Openings

It’s a fact of modern life that most literature is treated more or less like a throwaway commodity. Of course, people value literary experiences – a great novel can change the way people see the world. But, these days, they make their decision about the value of a novel increasingly quickly.

The publishing industry has been incredibly good at creating opportunities for people to start reading a book on impulse. It requires no investment of money to read a few pages using the preview feature on Amazon, and if you’re a subscriber to Kindle Unlimited, you can read as much as you like without paying anything on top of your monthly subscription. This kind of thing has made us voracious starters of books. But it has also made us ruthless abandoners. As a result, it is more important than ever for authors to grip their reader from the word go.

To grip a reader at the start of a novel you need to think on three levels: first sentence, first paragraph and first chapter. Below I’ve provided tick lists for each level, trying to make them as relevant as possible for all genres of popular fiction.

Sentence

  • The first sentence should launch straight into action that is appropriate for the genre.
  • It should not be dialogue or description.
  • It should have an emotion associated with it that relates to the emotional journey you will be giving the reader – that could be fear for a thriller or loneliness for a romance, for example.

Paragraph

  • The first paragraph should not be about waking up or walking into a room or other such inconsequential transition moments.
  • It should introduce the main character.
  • It should set the tone of voice – this is a big part of what readers get hooked by.
  • It should evoke a problem or challenge that is appropriate for the genre, although it doesn’t have to be the one that’s going to preoccupy the main character long term.
  • If it doesn’t directly relate to the challenge that will preoccupy the main character long term, it could foreshadow it.

Chapter

  • Forget prefaces – they are a way of avoiding starting the story.
  • Forget retrospective episodes as this will misrepresent the novel to potential readers; try to carry out exposition more subtly.
  • By the end of the chapter, your reader should have fallen in love with the main character.
  • The first chapter should at least suggest the nature of the main task or problem that will preoccupy the main character.
  • Try to end on a cliffhanger – in other words, leave questions in the reader’s mind.
  • Afterthought on Killing Floor

    A couple more insights gleaned from my analysis of Killing Floor by Lee Child.

    1) The chapters nearly always begin where the last one left off. The result is an unbroken flow of action. Is this intended give the reader a more movie-like experience?

    2) The number of scenes in each chapter increases as we approach a dramatic climax. But at the climax itself, there is a single long scene that takes up most of a chapter.

    Jack Reacher

    The Jack Reacher novels by Lee Child are a phenomenon. They shoot up the bestseller charts like a rat up a drainpipe as soon as they’re released – I always have them on preorder. So what the hell makes them tick?

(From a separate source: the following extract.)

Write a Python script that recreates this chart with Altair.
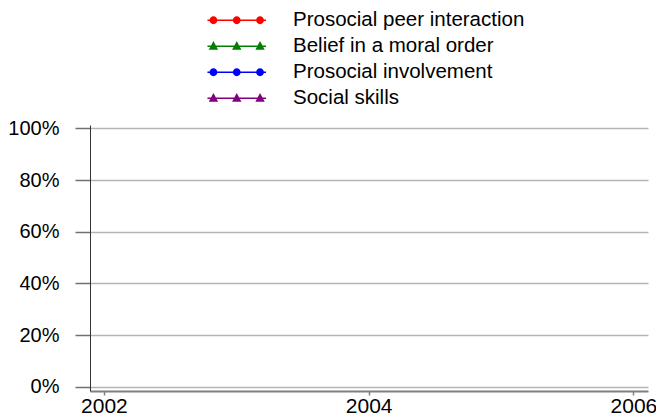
import altair as alt
import pandas as pd

# ---- data (the reference chart shows no plotted values) ----
years = [2002, 2003, 2004, 2005, 2006]
series = ["Prosocial peer interaction", "Belief in a moral order",
          "Prosocial involvement", "Social skills"]
prosocial_peer = [None, None, None, None, None]
belief_moral = [None, None, None, None, None]
prosocial_involvement = [None, None, None, None, None]
social_skills = [None, None, None, None, None]
colors = ["#ff0000", "#008000", "#0000ff", "#800080"]
y_ticks = [0, 0.2, 0.4, 0.6, 0.8, 1.0]
x_ticks = [2002, 2004, 2006]

rows = []
for name, vals in zip(series, [prosocial_peer, belief_moral,
                               prosocial_involvement, social_skills]):
    for yr, v in zip(years, vals):
        rows.append({"year": yr, "series": name, "value": v})
df = pd.DataFrame(rows)

# ---- legend symbols: line with three markers (custom SVG paths, px units) ----
def rect(x0, x1, h=0.7):
    return f"M{x0},{-h}L{x1},{-h}L{x1},{h}L{x0},{h}Z"

def circ(cx, r=3.9):
    return f"M{cx - r},0A{r},{r} 0 1,1 {cx + r},0A{r},{r} 0 1,1 {cx - r},0Z"

def tri(cx, w=4.7):
    return f"M{cx},-5.2L{cx + w},3.6L{cx - w},3.6Z"

circle_path = (rect(-29.3, -26.9) + circ(-23.3) + rect(-19.7, -3.6) + circ(0)
               + rect(3.6, 19.7) + circ(23.3) + rect(26.9, 29.3))
tri_path = (rect(-29.3, -25.8) + tri(-23.3) + rect(-20.8, -2.5) + tri(0)
            + rect(2.5, 20.8) + tri(23.3) + rect(25.8, 29.3))
shapes = [circle_path, tri_path, circle_path, tri_path]

FONT = "Liberation Sans"

x_enc = alt.X("year:Q",
              scale=alt.Scale(domain=[2001.895, 2006.11], nice=False, zero=False),
              axis=alt.Axis(values=x_ticks, format="d", title=None, grid=False,
                            tickSize=4, tickColor="#808080", tickWidth=1.5,
                            domainColor="#808080", domainWidth=2,
                            labelFont=FONT, labelFontSize=21, labelColor="#000",
                            labelPadding=0, labelFlush=False, labelOverlap=False))
y_enc = alt.Y("value:Q",
              scale=alt.Scale(domain=[-0.016, 1.013], nice=False, zero=False),
              axis=alt.Axis(values=y_ticks, format=".0%", title=None, grid=True,
                            gridColor="#b4b4b4", gridWidth=1.5,
                            tickSize=15, tickColor="#707070", tickWidth=1.5,
                            domainColor="#333333", domainWidth=1,
                            labelFont=FONT, labelFontSize=20, labelColor="#000",
                            labelPadding=16, labelFlush=False, labelOverlap=False))

color_scale = alt.Scale(domain=series, range=colors)
shape_scale = alt.Scale(domain=series, range=shapes)

legend = alt.Legend(title=None, orient="none", legendX=136.5, legendY=-115,
                    symbolSize=4, symbolStrokeWidth=0, symbolOpacity=1,
                    labelOffset=46, labelFont=FONT, labelFontSize=20.5,
                    labelColor="#000", labelLimit=400, rowPadding=5,
                    direction="vertical")

lines = alt.Chart(df).mark_line(strokeWidth=1.5).encode(
    x=x_enc, y=y_enc,
    color=alt.Color("series:N", scale=color_scale, legend=None),
)
points = alt.Chart(df).mark_point(filled=True, size=4, opacity=1).encode(
    x=x_enc, y=y_enc,
    color=alt.Color("series:N", scale=color_scale, legend=legend),
    shape=alt.Shape("series:N", scale=shape_scale, legend=legend),
)

chart = alt.layer(lines, points).resolve_legend(
    color="independent", shape="independent"
).properties(
    width=558, height=266,
    autosize=alt.AutoSizeParams(type="none"),
    padding={"left": 82, "top": 117, "right": 8, "bottom": 26},
).configure_view(strokeWidth=0)

chart.save("out.html", embed_options={"renderer": "svg", "actions": False})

    Most critics agree that their stellar success is largely down to the highly charismatic hero, Jack Reacher. It’s certainly difficult to imagine a more mouth-watering premise for a character – a retired US military policeman who wanders the world, applying his own rough justice, armed only with a toothbrush. He personifies the kind of freedom and integrity that most of us aspire to, and readers love to spend 400 pages in his company.

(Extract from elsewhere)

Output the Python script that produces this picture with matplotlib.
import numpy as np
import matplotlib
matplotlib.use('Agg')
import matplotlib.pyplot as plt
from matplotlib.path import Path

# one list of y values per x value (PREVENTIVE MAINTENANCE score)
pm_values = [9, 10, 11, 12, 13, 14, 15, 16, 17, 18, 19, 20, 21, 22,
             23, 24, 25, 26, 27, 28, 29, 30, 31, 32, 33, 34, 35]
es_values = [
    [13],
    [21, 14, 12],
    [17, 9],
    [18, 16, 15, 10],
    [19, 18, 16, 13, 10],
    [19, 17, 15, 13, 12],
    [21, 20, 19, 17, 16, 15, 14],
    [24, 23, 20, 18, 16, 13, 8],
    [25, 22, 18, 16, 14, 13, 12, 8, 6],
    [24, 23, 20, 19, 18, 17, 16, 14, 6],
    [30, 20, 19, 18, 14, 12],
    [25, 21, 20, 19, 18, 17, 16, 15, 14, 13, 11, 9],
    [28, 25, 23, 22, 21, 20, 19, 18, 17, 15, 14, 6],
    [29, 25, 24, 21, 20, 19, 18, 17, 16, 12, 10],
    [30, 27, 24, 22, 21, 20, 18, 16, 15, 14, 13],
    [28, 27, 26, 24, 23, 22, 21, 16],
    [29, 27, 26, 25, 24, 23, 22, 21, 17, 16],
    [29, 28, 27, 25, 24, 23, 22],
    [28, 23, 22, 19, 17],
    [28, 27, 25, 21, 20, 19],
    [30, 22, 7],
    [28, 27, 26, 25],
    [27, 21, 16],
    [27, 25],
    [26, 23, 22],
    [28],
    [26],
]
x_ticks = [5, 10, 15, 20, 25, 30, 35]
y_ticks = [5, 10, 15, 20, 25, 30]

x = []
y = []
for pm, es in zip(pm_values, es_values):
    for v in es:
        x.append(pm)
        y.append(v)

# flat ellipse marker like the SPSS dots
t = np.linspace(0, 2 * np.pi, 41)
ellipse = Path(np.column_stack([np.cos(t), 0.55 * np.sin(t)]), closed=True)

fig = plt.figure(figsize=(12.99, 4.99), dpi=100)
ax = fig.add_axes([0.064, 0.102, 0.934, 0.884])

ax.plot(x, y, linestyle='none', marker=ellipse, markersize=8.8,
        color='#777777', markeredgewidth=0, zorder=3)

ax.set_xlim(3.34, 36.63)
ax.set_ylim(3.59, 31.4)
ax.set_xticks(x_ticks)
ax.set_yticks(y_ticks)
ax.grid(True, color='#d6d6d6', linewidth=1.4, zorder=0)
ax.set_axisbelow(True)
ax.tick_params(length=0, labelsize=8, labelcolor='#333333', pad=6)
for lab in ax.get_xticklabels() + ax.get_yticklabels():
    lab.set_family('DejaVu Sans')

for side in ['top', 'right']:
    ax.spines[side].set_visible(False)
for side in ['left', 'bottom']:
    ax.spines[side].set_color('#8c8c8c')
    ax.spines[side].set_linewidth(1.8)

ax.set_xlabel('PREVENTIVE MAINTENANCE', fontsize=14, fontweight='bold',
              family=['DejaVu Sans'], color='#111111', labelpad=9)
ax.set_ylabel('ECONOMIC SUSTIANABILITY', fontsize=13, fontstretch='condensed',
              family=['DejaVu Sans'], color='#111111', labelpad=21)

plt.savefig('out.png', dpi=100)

    Unsurprisingly, these mega-successful thrillers have spawned an army of excellent imitators: Mark Dawson’s John Milton novels and Stephen Leather’s Dan ‘Spider’ Shepherd series are personal favourites of mine. They’ve also found their way to the silver screen – unfortunately with Tom Cruise hopelessly miscast as the giant ex-soldier.

    I’ve read most of the Reacher novels over the years, but recently I decided to go back to the very first in the series, Killing Floor, to try and identify some of the key success factors. I surprised myself by finding a whole load of techniques that I hadn’t noticed the first time I read it – Lee Child really does know how to make you turn the pages. I’ll be sharing the fruits of my analysis in a forthcoming book, but here’s a few insights to be going on with.

    1) The chapters are long. It’s a myth that short chapters make popular books. Really the narrative just moves along in a continuous flow with each chapter picking up where the last left off.

    2) Reacher is an anti-hero. That means his values hover somewhere between the sadistic villains and the whiter-than-white cops who often appear alongside him. That instability and uncertainty is fascinating because he is pulled back and forth between good and evil – like the rest of us.

    3) Reacher treats women with respect. Most readers of thriller fiction are women.